I did rate Kubica and Nick outraced him in most of their time together, he was no journeyman.

Re: Mercedes advantage in 2014

Posted: Sat May 17, 2014 5:00 pm
by POBRatings
M.Nader -DODZ- wrote:1994
1984
2007

I don't think those should be on the list to compare with Mercedes, as the fastest cars were joint fastest and so had at least competition to face unlike the rest were one car/driver combo was very superior to everyone else.

In f1 a 0.3% advantage would translate to a lot over a race distance or even a longer lap such a gap is plenty. so 0.8 is immense (although i suspect a number even higher than that and the tyres are evening things out!), what is the Mercedes advantage pre race in your system? just looking at qualifyings?

from looking at your findings it has been such a long time that such a gap ever existed, the cars nowadays are very close in performance, and have been so for the last decade that it wasn't evident that a single team had such an advantage.


I hope things improve next season
Agreed 1994 and 2007 had shared fastest packages and cannot be compared to 2014. But 1984 was more comparable, because no other package was close to the Prost/Lauda/McLaren-Porsches.

Single-make package-wise you are right, it has not been since 1961 that such a gap existed as the Mercedes have now in 2014. Carwise it was late-fifties and mid-sixties.

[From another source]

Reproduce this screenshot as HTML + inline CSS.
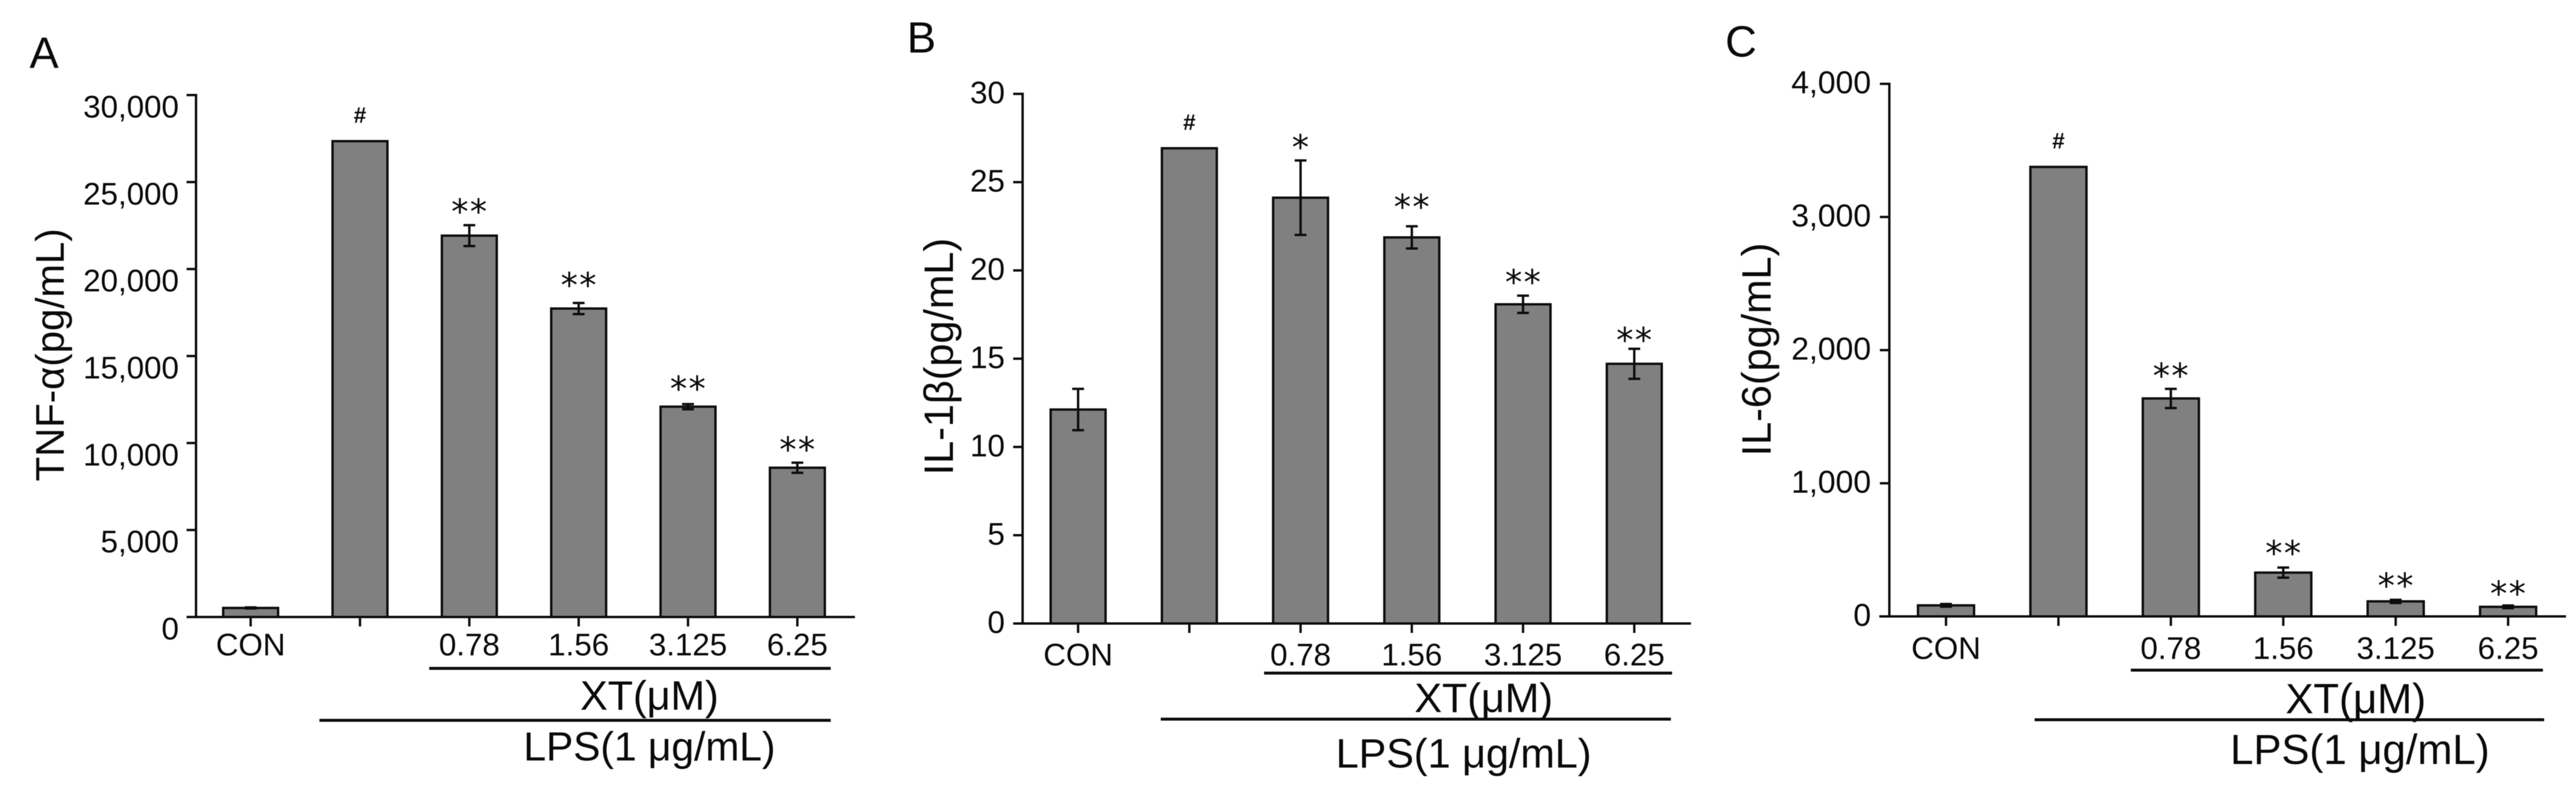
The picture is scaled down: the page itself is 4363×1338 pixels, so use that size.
<!DOCTYPE html>
<html lang="en">
<head>
<meta charset="utf-8">
<title>Cytokine bar charts</title>
<style>
html,body{margin:0;padding:0;background:#fff;width:4363px;height:1338px;overflow:hidden}
svg{display:block;filter:blur(0.5px)}
text{font-family:"Liberation Sans",Arial,sans-serif;fill:#0a0a0a}
</style>
</head>
<body>
<svg id="figure" xmlns="http://www.w3.org/2000/svg" width="4363" height="1338" viewBox="0 0 4363 1338"></svg>
<script>
// ---- data ----
const categories = ['CON', '', '0.78', '1.56', '3.125', '6.25'];

const tnfValues = [520, 27350, 21920, 17730, 12090, 8580];
const tnfErrors = [30, 0, 600, 322, 150, 290];
const tnfMarks = ['', '#', '**', '**', '**', '**'];
const tnfTicks = [0, 5000, 10000, 15000, 20000, 25000, 30000];

const il1Values = [12.12, 26.92, 24.12, 21.87, 18.08, 14.71];
const il1Errors = [1.17, 0, 2.11, 0.63, 0.49, 0.85];
const il1Marks = ['', '#', '*', '**', '**', '**'];
const il1Ticks = [0, 5, 10, 15, 20, 25, 30];

const il6Values = [83, 3376, 1637, 329, 113, 72];
const il6Errors = [10, 0, 72, 38, 12, 10];
const il6Marks = ['', '#', '**', '**', '**', '**'];
const il6Ticks = [0, 1000, 2000, 3000, 4000];

// ---- layout ----
const panels = [
  {id:'a', letter:'A', lx:50, ly:115, title:'TNF-α(pg/mL)', titleSize:68, tx:108, ty:601,
   values:tnfValues, errors:tnfErrors, marks:tnfMarks, ticks:tnfTicks, gaps:[0,0,33,40,36,32],
   axisX:332, top:161, base:1045, xStart:316, xEnd:1448, first:424.5, step:185.2, barW:93,
   labelRight:303, labelDy:38, labelSize:53, catBase:1110,
   xtLine:[727,1407,1132], xtText:[1100,1202], xtSize:70,
   lpsLine:[541,1407,1220], lpsText:[1100,1288], lpsSize:69},
  {id:'b', letter:'B', lx:1536, ly:89, title:'IL-1β(pg/mL)', titleSize:70, tx:1614, ty:604,
   values:il1Values, errors:il1Errors, marks:il1Marks, ticks:il1Ticks, gaps:[0,0,32,43,33,25],
   axisX:1732, top:159, base:1056, xStart:1716, xEnd:2864, first:1826, step:188.4, barW:93,
   labelRight:1702, labelDy:16, labelSize:53, catBase:1127,
   xtLine:[2141,2832,1140], xtText:[2513,1206], xtSize:70,
   lpsLine:[1966,2830,1218], lpsText:[2479,1300], lpsSize:70},
  {id:'c', letter:'C', lx:2922, ly:96, title:'IL-6(pg/mL)', titleSize:70, tx:2999, ty:592,
   values:il6Values, errors:il6Errors, marks:il6Marks, ticks:il6Ticks, gaps:[0,0,32,34,34,30],
   axisX:3200, top:142, base:1044, xStart:3183, xEnd:4346, first:3296, step:190.4, barW:95,
   labelRight:3169, labelDy:16, labelSize:54, catBase:1116,
   xtLine:[3609,4307,1135], xtText:[3990,1208], xtSize:71,
   lpsLine:[3446,4309,1219], lpsText:[3997,1294], lpsSize:71}
];

const NS = 'http://www.w3.org/2000/svg';
const svg = document.getElementById('figure');

function make(parent, tag, name, attrs, txt) {
  const el = document.createElementNS(NS, tag);
  
  
  for (const k in attrs) el.setAttribute(k, attrs[k]);
  if (txt !== undefined) el.textContent = txt;
  parent.appendChild(el);
  return el;
}
function line(parent, name, x1, y1, x2, y2, w, color) {
  return make(parent, 'line', name, {x1:x1, y1:y1, x2:x2, y2:y2, stroke:color || '#0c0c0c', 'stroke-width':w || 4});
}
function fmt(v) { return v.toLocaleString('en-US'); }

panels.forEach(function (p) {
  const g = make(svg, 'g', 'panel-' + p.id, {});
  const maxV = p.ticks[p.ticks.length - 1];
  const yScale = function (v) { return p.base - (v / maxV) * (p.base - p.top); };
  const xScale = function (i) { return p.first + i * p.step; };

  make(g, 'text', 'panel-letter-' + p.id, {x:p.lx, y:p.ly, 'font-size':74}, p.letter);
  make(g, 'text', 'y-axis-title-' + p.id, {x:0, y:0, 'font-size':p.titleSize, 'text-anchor':'middle',
    transform:'translate(' + p.tx + ' ' + p.ty + ') rotate(-90)'}, p.title);

  // bars
  p.values.forEach(function (v, i) {
    const y = yScale(v);
    make(g, 'rect', 'bar-' + p.id + '-' + i, {x:xScale(i) - p.barW / 2, y:y, width:p.barW, height:p.base - y,
      fill:'#808080', stroke:'#0c0c0c', 'stroke-width':4});
  });

  // error bars
  p.errors.forEach(function (e, i) {
    if (!e) return;
    const x = xScale(i), hi = yScale(p.values[i] + e), lo = yScale(p.values[i] - e);
    line(g, 'error-stem-' + p.id + '-' + i, x, hi, x, lo, 4);
    line(g, 'error-cap-top-' + p.id + '-' + i, x - 10, hi, x + 10, hi, 4);
    line(g, 'error-cap-bottom-' + p.id + '-' + i, x - 10, lo, x + 10, lo, 4);
  });

  // significance marks
  p.marks.forEach(function (m, i) {
    if (!m) return;
    const x = xScale(i);
    if (m === '#') {
      make(g, 'text', 'hash-mark-' + p.id, {x:x, y:yScale(p.values[i]) - 31, 'font-size':38, 'font-weight':'bold', 'text-anchor':'middle'}, m);
    } else {
      const t = make(g, 'text', 'significance-mark-' + p.id + '-' + i,
        {x:x + 1, y:yScale(p.values[i] + p.errors[i]) - p.gaps[i] + 30, 'font-size':58, 'text-anchor':'middle', 'letter-spacing':2.5}, m);
      t.style.fontFamily = '"DejaVu Sans", sans-serif';
    }
  });

  // y axis
  line(g, 'y-axis-' + p.id, p.axisX, p.top - 2, p.axisX, p.base, 4);
  p.ticks.forEach(function (t) {
    const y = yScale(t);
    line(g, 'y-tick-' + p.id + '-' + t, p.axisX - 16, y, p.axisX, y, 4);
    make(g, 'text', 'y-tick-label-' + p.id + '-' + t,
      {x:p.labelRight, y:y + p.labelDy, 'font-size':p.labelSize, 'text-anchor':'end'}, fmt(t));
  });

  // x axis
  line(g, 'x-axis-' + p.id, p.xStart, p.base, p.xEnd, p.base, 4);
  categories.forEach(function (c, i) {
    const x = xScale(i);
    line(g, 'x-tick-' + p.id + '-' + i, x, p.base, x, p.base + 16, 4);
    if (c) make(g, 'text', 'x-tick-label-' + p.id + '-' + i,
      {x:x, y:p.catBase, 'font-size':53, 'text-anchor':'middle'}, c);
  });

  // treatment groupings
  line(g, 'xt-bracket-' + p.id, p.xtLine[0], p.xtLine[2], p.xtLine[1], p.xtLine[2], 5);
  make(g, 'text', 'xt-label-' + p.id, {x:p.xtText[0], y:p.xtText[1], 'font-size':p.xtSize, 'text-anchor':'middle'}, 'XT(μM)');
  line(g, 'lps-bracket-' + p.id, p.lpsLine[0], p.lpsLine[2], p.lpsLine[1], p.lpsLine[2], 5);
  make(g, 'text', 'lps-label-' + p.id, {x:p.lpsText[0], y:p.lpsText[1], 'font-size':p.lpsSize, 'text-anchor':'middle'}, 'LPS(1 μg/mL)');
});
</script>
</body>
</html>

I have stated bare stats here for brevity; each season really needs an explanation, each different and too long for the Forum.

Re: Mercedes advantage in 2014

Posted: Sat May 17, 2014 5:02 pm
by POBRatings
M.Nader -DODZ- wrote:In your OP, it also draws my mind on how good Heidfeld was!

I did rate Kubica and Nick outraced him in most of their time together, he was no journeyman.
Heidfeld was under-rated, a really good driver. I too rated Kubica very highly, and think he could have got to the top, or close to it.